Much has been made of Justice Blackmun's supposed transformation from a "Minnesota TWin" following in the footsteps of Chief Justice Burger to a member of the Supreme Court's liberal wing aligned with Justices Brennan and Marshall. The Justice was appointed at a time when crime control was a major concern both for the American people and for President Nixon, who had pledged to put "law and order" judges on the Supreme Court. Moreover, the Justice's years on the Court coincided with a retreat from a number of the Warren Court precedents that had broadened the constitutional rights afforded criminal defendants.
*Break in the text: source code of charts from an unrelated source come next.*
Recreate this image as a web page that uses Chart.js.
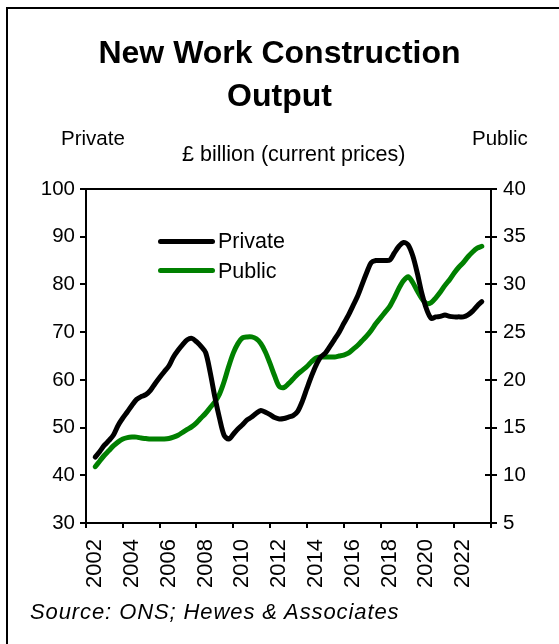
<!DOCTYPE html>
<html>
<head>
<meta charset="utf-8">
<script src="https://cdn.jsdelivr.net/npm/chart.js@4"></script>
<style>
  body { margin: 0; background: #fff; font-family: "Liberation Sans", Arial, sans-serif; }
  #wrap { position: relative; width: 559px; height: 644px; overflow: hidden; }
  #frame { position: absolute; left: 6px; top: 7px; width: 600px; height: 700px; border: 2px solid #000; }
  #chart { position: absolute; left: 0; top: 0; }
  .txt { position: absolute; white-space: nowrap; color: #000; }
  .title { font-weight: bold; font-size: 32px; width: 559px; text-align: center; left: 0; }
  .lab { font-size: 20px; }
  .leg-line { position: absolute; height: 5px; border-radius: 3px; }
</style>
</head>
<body>
<div id="wrap">
  <div id="frame"></div>
  <canvas id="chart" width="559" height="644"></canvas>
  <div class="txt title" style="top:34px;">New Work Construction</div>
  <div class="txt title" style="top:77px;">Output</div>
  <div class="txt lab" style="left:61px; top:126px; font-size:20.5px;">Private</div>
  <div class="txt lab" style="left:472px; top:126px; font-size:20.5px;">Public</div>
  <div class="txt lab" style="left:182px; top:142px; font-size:21.5px;">£ billion (current prices)</div>
  <div class="leg-line" style="left:158px; top:239px; width:57px; background:#000;"></div>
  <div class="txt lab" style="left:218px; top:229px; font-size:21.5px;">Private</div>
  <div class="leg-line" style="left:158px; top:268px; width:57px; background:#008000;"></div>
  <div class="txt lab" style="left:218px; top:259px; font-size:21.5px;">Public</div>
  <div class="txt lab" style="left:30px; top:599px; font-style:italic; font-size:22px; letter-spacing:0.9px;">Source: ONS; Hewes &amp; Associates</div>
</div>
<script>
// quarterly, Q3 2002 to Q3 2023
const quarters = [
  "2002Q3", "2002Q4",
  "2003Q1", "2003Q2", "2003Q3", "2003Q4",
  "2004Q1", "2004Q2", "2004Q3", "2004Q4",
  "2005Q1", "2005Q2", "2005Q3", "2005Q4",
  "2006Q1", "2006Q2", "2006Q3", "2006Q4",
  "2007Q1", "2007Q2", "2007Q3", "2007Q4",
  "2008Q1", "2008Q2", "2008Q3", "2008Q4",
  "2009Q1", "2009Q2", "2009Q3", "2009Q4",
  "2010Q1", "2010Q2", "2010Q3", "2010Q4",
  "2011Q1", "2011Q2", "2011Q3", "2011Q4",
  "2012Q1", "2012Q2", "2012Q3", "2012Q4",
  "2013Q1", "2013Q2", "2013Q3", "2013Q4",
  "2014Q1", "2014Q2", "2014Q3", "2014Q4",
  "2015Q1", "2015Q2", "2015Q3", "2015Q4",
  "2016Q1", "2016Q2", "2016Q3", "2016Q4",
  "2017Q1", "2017Q2", "2017Q3", "2017Q4",
  "2018Q1", "2018Q2", "2018Q3", "2018Q4",
  "2019Q1", "2019Q2", "2019Q3", "2019Q4",
  "2020Q1", "2020Q2", "2020Q3", "2020Q4",
  "2021Q1", "2021Q2", "2021Q3", "2021Q4",
  "2022Q1", "2022Q2", "2022Q3", "2022Q4",
  "2023Q1", "2023Q2", "2023Q3"
];

// private new work, £bn (left axis)
const privateOutput = [
  43.8, 45.0,
  46.3, 47.3, 48.5, 50.5,
  52.0, 53.3, 54.7, 55.9,
  56.5, 56.9, 57.8, 59.2,
  60.5, 61.7, 62.9, 64.8,
  66.2, 67.4, 68.4, 68.7,
  68.0, 67.0, 65.7, 61.5,
  56.4, 52.0, 48.4, 47.6,
  48.6, 49.7, 50.6, 51.6,
  52.2, 53.0, 53.6, 53.2,
  52.7, 52.1, 51.8, 51.9,
  52.2, 52.5, 53.4, 55.5,
  58.2, 60.8, 63.1, 64.8,
  65.6, 67.0, 68.5, 70.0,
  71.8, 73.5, 75.5, 77.5,
  80.0, 82.5, 84.6, 85.0,
  85.0, 85.0, 85.1, 86.6,
  88.0, 88.8, 88.3, 86.0,
  82.3, 78.0, 74.8, 72.9,
  73.2, 73.3, 73.6, 73.3,
  73.2, 73.2, 73.2, 73.6,
  74.4, 75.5, 76.4
];

// public new work, £bn (right axis)
const publicOutput = [
  10.9, 11.5,
  12.1, 12.6, 13.1, 13.5,
  13.8, 13.95, 14.0, 14.0,
  13.9, 13.85, 13.8, 13.8,
  13.8, 13.8, 13.85, 14.0,
  14.2, 14.5, 14.8, 15.1,
  15.5, 16.0, 16.5, 17.1,
  17.7, 18.5, 19.8, 21.4,
  22.8, 23.8, 24.4, 24.5,
  24.5, 24.3, 23.8, 22.9,
  21.7, 20.4, 19.3, 19.2,
  19.6, 20.1, 20.6, 21.0,
  21.4, 21.9, 22.3, 22.4,
  22.4, 22.4, 22.4, 22.5,
  22.6, 22.8, 23.2, 23.6,
  24.1, 24.6, 25.2, 25.9,
  26.5, 27.1, 27.7, 28.6,
  29.6, 30.4, 30.8, 30.2,
  29.3, 28.5, 28.0, 28.1,
  28.6, 29.2, 29.9, 30.5,
  31.2, 31.8, 32.3, 32.9,
  33.4, 33.8, 34.0
];

const xTicks = [2002, 2004, 2006, 2008, 2010, 2012, 2014, 2016, 2018, 2020, 2022];
const leftTicks = [30, 40, 50, 60, 70, 80, 90, 100];
const rightTicks = [5, 10, 15, 20, 25, 30, 35, 40];

function qToYear(q) {
  return parseInt(q.slice(0, 4)) + (parseInt(q.slice(5)) - 1) / 4;
}

const privatePts = quarters.map((q, i) => ({ x: qToYear(q), y: privateOutput[i] }));
const publicPts = quarters.map((q, i) => ({ x: qToYear(q), y: publicOutput[i] }));

const tickFont = { family: "Liberation Sans", size: 20.5 };

// box round the plot and the inward half of the right-axis ticks
const frameBox = {
  id: "frameBox",
  afterDraw(chart) {
    const { ctx, chartArea } = chart;
    const y2 = chart.scales.y2;
    ctx.save();
    ctx.strokeStyle = "#000";
    ctx.lineWidth = 2;
    ctx.beginPath();
    ctx.moveTo(chartArea.left, chartArea.top);
    ctx.lineTo(chartArea.right, chartArea.top);
    ctx.stroke();
    rightTicks.forEach((v) => {
      const py = Math.round(y2.getPixelForValue(v));
      ctx.beginPath();
      ctx.moveTo(chartArea.right - 6, py);
      ctx.lineTo(chartArea.right, py);
      ctx.stroke();
    });
    ctx.restore();
  },
};

new Chart(document.getElementById("chart"), {
  type: "line",
  data: {
    datasets: [
      {
        label: "Private",
        data: privatePts,
        yAxisID: "y",
        borderColor: "#000000",
        borderWidth: 5,
        pointRadius: 0,
        tension: 0.3,
        borderCapStyle: "round",
        borderJoinStyle: "round",
      },
      {
        label: "Public",
        data: publicPts,
        yAxisID: "y2",
        borderColor: "#008000",
        borderWidth: 5,
        pointRadius: 0,
        tension: 0.3,
        borderCapStyle: "round",
        borderJoinStyle: "round",
      },
    ],
  },
  options: {
    responsive: false,
    animation: false,
    layout: { padding: { top: 189, left: 0, right: 0, bottom: 40 } },
    plugins: { legend: { display: false }, tooltip: { enabled: false } },
    scales: {
      x: {
        type: "linear",
        min: 2002,
        max: 2024,
        afterBuildTicks: (s) => {
          s.ticks = xTicks.concat([2024]).map((v) => ({ value: v }));
        },
        afterFit: (s) => { s.height = 81; },
        grid: { drawOnChartArea: false, color: "#000", tickLength: 5, lineWidth: 2 },
        border: { color: "#000", width: 2 },
        ticks: {
          color: "#000",
          font: { family: "Liberation Sans", size: 22 },
          minRotation: 90,
          maxRotation: 90,
          labelOffset: 9,
          padding: 11,
          callback: (v) => (xTicks.includes(v) ? String(v) : ""),
        },
      },
      y: {
        position: "left",
        min: 30,
        max: 100,
        afterBuildTicks: (s) => { s.ticks = leftTicks.map((v) => ({ value: v })); },
        afterFit: (s) => { s.width = 86; },
        grid: { drawOnChartArea: false, color: "#000", tickLength: 6, lineWidth: 2 },
        border: { color: "#000", width: 2 },
        ticks: { color: "#000", font: tickFont, padding: 5 },
      },
      y2: {
        position: "right",
        min: 5,
        max: 40,
        afterBuildTicks: (s) => { s.ticks = rightTicks.map((v) => ({ value: v })); },
        afterFit: (s) => { s.width = 68; },
        grid: { drawOnChartArea: false, color: "#000", tickLength: 6, lineWidth: 2 },
        border: { color: "#000", width: 2 },
        ticks: { color: "#000", font: tickFont, padding: 6 },
      },
    },
  },
  plugins: [frameBox],
});
</script>
</body>
</html>
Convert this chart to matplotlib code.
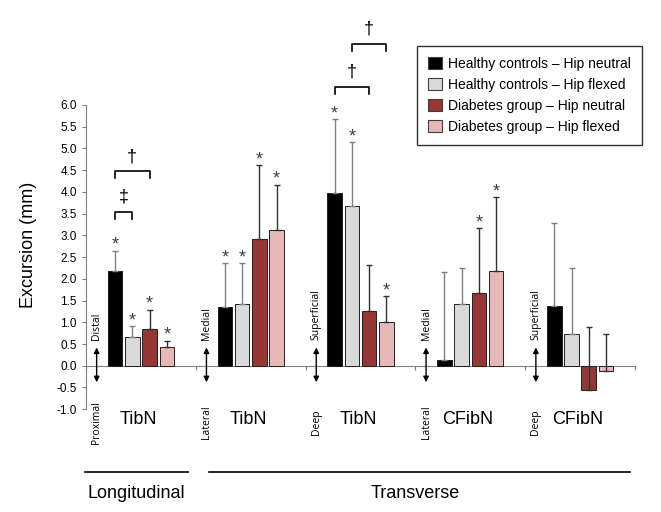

This Article explores the extent to which the Justice's supposed transformation also occurred in criminal cases.

In considering that question, the Article examines Justice Blackmun's opinions and votes in the leading Supreme Court rulings in five areas: search and seizure, confessions, the right to counsel, habeas corpus, and the right to a jury trial. The Article concludes that the Justice's views in criminal cases do not fit neatly into traditional liberal/conservative labels. On the one hand, the Justice did not align himself as closely with Justices Brennan and Marshall in criminal cases as he did in other areas, believing, for example, that neither the exclusionary rule nor the Miranda warnings were constitutionally required. On the other hand, he did not remain as loyal to a "law and order" platform as President Nixon and the legal pundits might have predicted, particularly in the areas of habeas corpus and the defendant's right to a fairly selected jury.